**WHAT TO DO:**
Give an exact copy of every line, leaving images out.

**SOURCE MATERIAL:**
-- BEGIN --

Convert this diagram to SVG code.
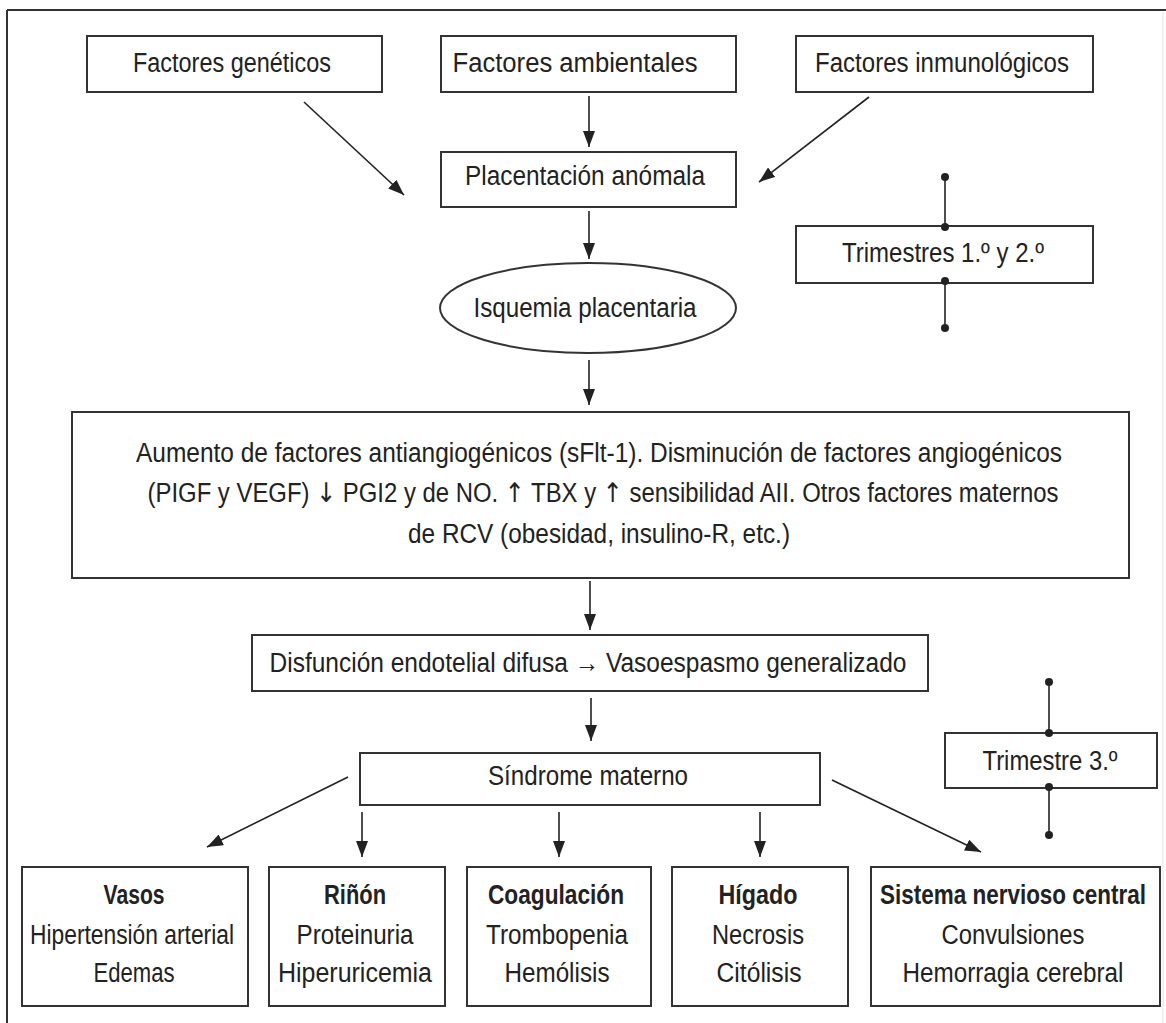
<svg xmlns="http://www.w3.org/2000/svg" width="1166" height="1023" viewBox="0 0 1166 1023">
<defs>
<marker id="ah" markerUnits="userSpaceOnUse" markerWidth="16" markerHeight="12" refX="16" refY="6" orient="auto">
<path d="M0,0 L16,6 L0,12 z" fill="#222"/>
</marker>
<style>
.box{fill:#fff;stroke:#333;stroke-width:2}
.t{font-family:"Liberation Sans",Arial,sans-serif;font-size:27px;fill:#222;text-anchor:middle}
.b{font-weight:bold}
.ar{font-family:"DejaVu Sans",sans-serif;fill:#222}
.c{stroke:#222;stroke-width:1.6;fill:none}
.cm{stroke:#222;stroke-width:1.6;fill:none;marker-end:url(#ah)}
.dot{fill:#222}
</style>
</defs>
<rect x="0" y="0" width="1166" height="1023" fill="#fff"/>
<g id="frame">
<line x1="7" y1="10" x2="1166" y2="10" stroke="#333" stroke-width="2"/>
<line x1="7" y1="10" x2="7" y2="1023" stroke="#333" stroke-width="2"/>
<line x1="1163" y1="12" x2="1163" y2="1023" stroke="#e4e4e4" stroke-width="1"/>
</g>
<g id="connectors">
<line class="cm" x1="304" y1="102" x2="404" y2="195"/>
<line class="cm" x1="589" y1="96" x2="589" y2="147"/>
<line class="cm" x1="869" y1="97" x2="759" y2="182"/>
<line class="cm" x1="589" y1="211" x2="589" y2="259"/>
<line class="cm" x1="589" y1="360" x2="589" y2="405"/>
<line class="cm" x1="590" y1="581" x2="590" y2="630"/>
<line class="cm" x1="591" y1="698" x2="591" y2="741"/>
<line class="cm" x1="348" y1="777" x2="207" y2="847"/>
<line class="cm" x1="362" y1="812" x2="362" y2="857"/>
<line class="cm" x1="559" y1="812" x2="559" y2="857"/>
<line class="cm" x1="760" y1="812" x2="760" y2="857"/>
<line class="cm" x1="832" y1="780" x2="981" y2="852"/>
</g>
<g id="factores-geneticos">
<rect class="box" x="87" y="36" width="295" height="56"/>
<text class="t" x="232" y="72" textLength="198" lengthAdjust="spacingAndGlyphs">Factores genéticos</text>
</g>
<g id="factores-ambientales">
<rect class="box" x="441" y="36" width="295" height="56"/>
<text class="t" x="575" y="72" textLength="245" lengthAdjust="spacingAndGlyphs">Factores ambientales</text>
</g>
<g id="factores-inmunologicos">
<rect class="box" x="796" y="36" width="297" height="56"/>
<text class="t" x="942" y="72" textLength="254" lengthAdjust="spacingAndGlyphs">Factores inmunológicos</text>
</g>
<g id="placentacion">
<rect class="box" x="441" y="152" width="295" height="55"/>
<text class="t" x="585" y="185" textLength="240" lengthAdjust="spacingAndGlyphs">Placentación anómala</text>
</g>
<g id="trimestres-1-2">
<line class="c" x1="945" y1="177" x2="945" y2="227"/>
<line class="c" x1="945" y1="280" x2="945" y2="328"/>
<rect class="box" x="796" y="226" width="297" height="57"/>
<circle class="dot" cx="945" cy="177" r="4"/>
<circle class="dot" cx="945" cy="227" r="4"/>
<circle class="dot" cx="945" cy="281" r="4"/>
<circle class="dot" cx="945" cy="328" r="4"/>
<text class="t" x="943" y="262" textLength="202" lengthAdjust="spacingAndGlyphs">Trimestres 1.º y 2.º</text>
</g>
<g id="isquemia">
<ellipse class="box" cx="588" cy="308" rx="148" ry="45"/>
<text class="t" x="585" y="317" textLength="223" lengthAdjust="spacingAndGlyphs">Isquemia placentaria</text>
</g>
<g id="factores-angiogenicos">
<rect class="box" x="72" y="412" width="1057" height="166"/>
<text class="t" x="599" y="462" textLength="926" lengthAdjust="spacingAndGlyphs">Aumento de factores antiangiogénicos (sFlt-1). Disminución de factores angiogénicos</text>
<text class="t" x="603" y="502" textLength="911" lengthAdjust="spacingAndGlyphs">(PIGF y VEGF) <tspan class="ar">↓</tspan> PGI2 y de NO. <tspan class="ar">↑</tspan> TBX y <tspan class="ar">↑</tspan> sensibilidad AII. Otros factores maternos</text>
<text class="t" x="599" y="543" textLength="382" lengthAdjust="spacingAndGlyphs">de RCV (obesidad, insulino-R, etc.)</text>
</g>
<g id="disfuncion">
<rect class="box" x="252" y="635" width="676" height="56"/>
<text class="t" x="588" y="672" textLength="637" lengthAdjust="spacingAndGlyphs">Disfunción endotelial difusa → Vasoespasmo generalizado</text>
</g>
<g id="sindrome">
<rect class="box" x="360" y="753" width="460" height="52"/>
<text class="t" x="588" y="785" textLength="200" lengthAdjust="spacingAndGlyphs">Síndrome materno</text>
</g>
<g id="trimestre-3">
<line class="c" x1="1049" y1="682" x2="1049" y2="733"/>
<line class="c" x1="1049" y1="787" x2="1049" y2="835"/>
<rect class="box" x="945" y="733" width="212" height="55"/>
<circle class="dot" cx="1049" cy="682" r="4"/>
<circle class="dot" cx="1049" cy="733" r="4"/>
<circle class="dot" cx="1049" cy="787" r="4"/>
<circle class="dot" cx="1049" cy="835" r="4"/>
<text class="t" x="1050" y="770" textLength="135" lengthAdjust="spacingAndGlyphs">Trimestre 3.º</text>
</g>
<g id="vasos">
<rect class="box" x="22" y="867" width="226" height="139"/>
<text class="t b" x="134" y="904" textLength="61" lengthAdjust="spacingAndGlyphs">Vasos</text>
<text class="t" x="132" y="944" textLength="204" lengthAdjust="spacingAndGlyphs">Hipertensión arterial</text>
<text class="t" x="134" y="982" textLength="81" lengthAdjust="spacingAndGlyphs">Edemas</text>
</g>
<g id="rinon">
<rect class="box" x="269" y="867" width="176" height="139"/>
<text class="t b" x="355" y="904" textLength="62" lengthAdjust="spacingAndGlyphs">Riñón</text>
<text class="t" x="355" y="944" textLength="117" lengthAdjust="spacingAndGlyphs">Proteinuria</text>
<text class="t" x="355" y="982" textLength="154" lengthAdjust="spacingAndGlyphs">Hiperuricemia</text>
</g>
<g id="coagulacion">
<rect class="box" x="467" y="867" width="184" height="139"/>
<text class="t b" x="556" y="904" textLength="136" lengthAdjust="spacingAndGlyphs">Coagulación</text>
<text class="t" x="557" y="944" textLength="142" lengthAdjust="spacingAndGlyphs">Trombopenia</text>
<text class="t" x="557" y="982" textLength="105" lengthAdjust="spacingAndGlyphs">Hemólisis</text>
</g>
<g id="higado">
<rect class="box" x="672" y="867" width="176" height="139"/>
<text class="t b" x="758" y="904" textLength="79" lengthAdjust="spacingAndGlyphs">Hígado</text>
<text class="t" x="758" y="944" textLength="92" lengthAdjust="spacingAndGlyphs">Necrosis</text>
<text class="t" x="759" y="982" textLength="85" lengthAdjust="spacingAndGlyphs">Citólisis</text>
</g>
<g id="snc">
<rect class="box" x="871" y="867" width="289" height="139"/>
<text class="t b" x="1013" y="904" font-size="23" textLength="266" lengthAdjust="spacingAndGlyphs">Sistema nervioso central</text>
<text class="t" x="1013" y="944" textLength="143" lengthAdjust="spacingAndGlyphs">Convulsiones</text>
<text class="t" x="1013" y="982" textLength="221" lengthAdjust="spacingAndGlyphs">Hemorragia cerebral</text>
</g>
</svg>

-- END --

**OUTPUT FOR THIS EXERCISE:**
Convert this diagram to SVG code.
<svg xmlns="http://www.w3.org/2000/svg" width="1166" height="1023" viewBox="0 0 1166 1023">
<defs>
<marker id="ah" markerUnits="userSpaceOnUse" markerWidth="16" markerHeight="12" refX="16" refY="6" orient="auto">
<path d="M0,0 L16,6 L0,12 z" fill="#222"/>
</marker>
<style>
.box{fill:#fff;stroke:#333;stroke-width:2}
.t{font-family:"Liberation Sans",Arial,sans-serif;font-size:27px;fill:#222;text-anchor:middle}
.b{font-weight:bold}
.ar{font-family:"DejaVu Sans",sans-serif;fill:#222}
.c{stroke:#222;stroke-width:1.6;fill:none}
.cm{stroke:#222;stroke-width:1.6;fill:none;marker-end:url(#ah)}
.dot{fill:#222}
</style>
</defs>
<rect x="0" y="0" width="1166" height="1023" fill="#fff"/>
<g id="frame">
<line x1="7" y1="10" x2="1166" y2="10" stroke="#333" stroke-width="2"/>
<line x1="7" y1="10" x2="7" y2="1023" stroke="#333" stroke-width="2"/>
<line x1="1163" y1="12" x2="1163" y2="1023" stroke="#e4e4e4" stroke-width="1"/>
</g>
<g id="connectors">
<line class="cm" x1="304" y1="102" x2="404" y2="195"/>
<line class="cm" x1="589" y1="96" x2="589" y2="147"/>
<line class="cm" x1="869" y1="97" x2="759" y2="182"/>
<line class="cm" x1="589" y1="211" x2="589" y2="259"/>
<line class="cm" x1="589" y1="360" x2="589" y2="405"/>
<line class="cm" x1="590" y1="581" x2="590" y2="630"/>
<line class="cm" x1="591" y1="698" x2="591" y2="741"/>
<line class="cm" x1="348" y1="777" x2="207" y2="847"/>
<line class="cm" x1="362" y1="812" x2="362" y2="857"/>
<line class="cm" x1="559" y1="812" x2="559" y2="857"/>
<line class="cm" x1="760" y1="812" x2="760" y2="857"/>
<line class="cm" x1="832" y1="780" x2="981" y2="852"/>
</g>
<g id="factores-geneticos">
<rect class="box" x="87" y="36" width="295" height="56"/>
<text class="t" x="232" y="72" textLength="198" lengthAdjust="spacingAndGlyphs">Factores genéticos</text>
</g>
<g id="factores-ambientales">
<rect class="box" x="441" y="36" width="295" height="56"/>
<text class="t" x="575" y="72" textLength="245" lengthAdjust="spacingAndGlyphs">Factores ambientales</text>
</g>
<g id="factores-inmunologicos">
<rect class="box" x="796" y="36" width="297" height="56"/>
<text class="t" x="942" y="72" textLength="254" lengthAdjust="spacingAndGlyphs">Factores inmunológicos</text>
</g>
<g id="placentacion">
<rect class="box" x="441" y="152" width="295" height="55"/>
<text class="t" x="585" y="185" textLength="240" lengthAdjust="spacingAndGlyphs">Placentación anómala</text>
</g>
<g id="trimestres-1-2">
<line class="c" x1="945" y1="177" x2="945" y2="227"/>
<line class="c" x1="945" y1="280" x2="945" y2="328"/>
<rect class="box" x="796" y="226" width="297" height="57"/>
<circle class="dot" cx="945" cy="177" r="4"/>
<circle class="dot" cx="945" cy="227" r="4"/>
<circle class="dot" cx="945" cy="281" r="4"/>
<circle class="dot" cx="945" cy="328" r="4"/>
<text class="t" x="943" y="262" textLength="202" lengthAdjust="spacingAndGlyphs">Trimestres 1.º y 2.º</text>
</g>
<g id="isquemia">
<ellipse class="box" cx="588" cy="308" rx="148" ry="45"/>
<text class="t" x="585" y="317" textLength="223" lengthAdjust="spacingAndGlyphs">Isquemia placentaria</text>
</g>
<g id="factores-angiogenicos">
<rect class="box" x="72" y="412" width="1057" height="166"/>
<text class="t" x="599" y="462" textLength="926" lengthAdjust="spacingAndGlyphs">Aumento de factores antiangiogénicos (sFlt-1). Disminución de factores angiogénicos</text>
<text class="t" x="603" y="502" textLength="911" lengthAdjust="spacingAndGlyphs">(PIGF y VEGF) <tspan class="ar">↓</tspan> PGI2 y de NO. <tspan class="ar">↑</tspan> TBX y <tspan class="ar">↑</tspan> sensibilidad AII. Otros factores maternos</text>
<text class="t" x="599" y="543" textLength="382" lengthAdjust="spacingAndGlyphs">de RCV (obesidad, insulino-R, etc.)</text>
</g>
<g id="disfuncion">
<rect class="box" x="252" y="635" width="676" height="56"/>
<text class="t" x="588" y="672" textLength="637" lengthAdjust="spacingAndGlyphs">Disfunción endotelial difusa → Vasoespasmo generalizado</text>
</g>
<g id="sindrome">
<rect class="box" x="360" y="753" width="460" height="52"/>
<text class="t" x="588" y="785" textLength="200" lengthAdjust="spacingAndGlyphs">Síndrome materno</text>
</g>
<g id="trimestre-3">
<line class="c" x1="1049" y1="682" x2="1049" y2="733"/>
<line class="c" x1="1049" y1="787" x2="1049" y2="835"/>
<rect class="box" x="945" y="733" width="212" height="55"/>
<circle class="dot" cx="1049" cy="682" r="4"/>
<circle class="dot" cx="1049" cy="733" r="4"/>
<circle class="dot" cx="1049" cy="787" r="4"/>
<circle class="dot" cx="1049" cy="835" r="4"/>
<text class="t" x="1050" y="770" textLength="135" lengthAdjust="spacingAndGlyphs">Trimestre 3.º</text>
</g>
<g id="vasos">
<rect class="box" x="22" y="867" width="226" height="139"/>
<text class="t b" x="134" y="904" textLength="61" lengthAdjust="spacingAndGlyphs">Vasos</text>
<text class="t" x="132" y="944" textLength="204" lengthAdjust="spacingAndGlyphs">Hipertensión arterial</text>
<text class="t" x="134" y="982" textLength="81" lengthAdjust="spacingAndGlyphs">Edemas</text>
</g>
<g id="rinon">
<rect class="box" x="269" y="867" width="176" height="139"/>
<text class="t b" x="355" y="904" textLength="62" lengthAdjust="spacingAndGlyphs">Riñón</text>
<text class="t" x="355" y="944" textLength="117" lengthAdjust="spacingAndGlyphs">Proteinuria</text>
<text class="t" x="355" y="982" textLength="154" lengthAdjust="spacingAndGlyphs">Hiperuricemia</text>
</g>
<g id="coagulacion">
<rect class="box" x="467" y="867" width="184" height="139"/>
<text class="t b" x="556" y="904" textLength="136" lengthAdjust="spacingAndGlyphs">Coagulación</text>
<text class="t" x="557" y="944" textLength="142" lengthAdjust="spacingAndGlyphs">Trombopenia</text>
<text class="t" x="557" y="982" textLength="105" lengthAdjust="spacingAndGlyphs">Hemólisis</text>
</g>
<g id="higado">
<rect class="box" x="672" y="867" width="176" height="139"/>
<text class="t b" x="758" y="904" textLength="79" lengthAdjust="spacingAndGlyphs">Hígado</text>
<text class="t" x="758" y="944" textLength="92" lengthAdjust="spacingAndGlyphs">Necrosis</text>
<text class="t" x="759" y="982" textLength="85" lengthAdjust="spacingAndGlyphs">Citólisis</text>
</g>
<g id="snc">
<rect class="box" x="871" y="867" width="289" height="139"/>
<text class="t b" x="1013" y="904" font-size="23" textLength="266" lengthAdjust="spacingAndGlyphs">Sistema nervioso central</text>
<text class="t" x="1013" y="944" textLength="143" lengthAdjust="spacingAndGlyphs">Convulsiones</text>
<text class="t" x="1013" y="982" textLength="221" lengthAdjust="spacingAndGlyphs">Hemorragia cerebral</text>
</g>
</svg>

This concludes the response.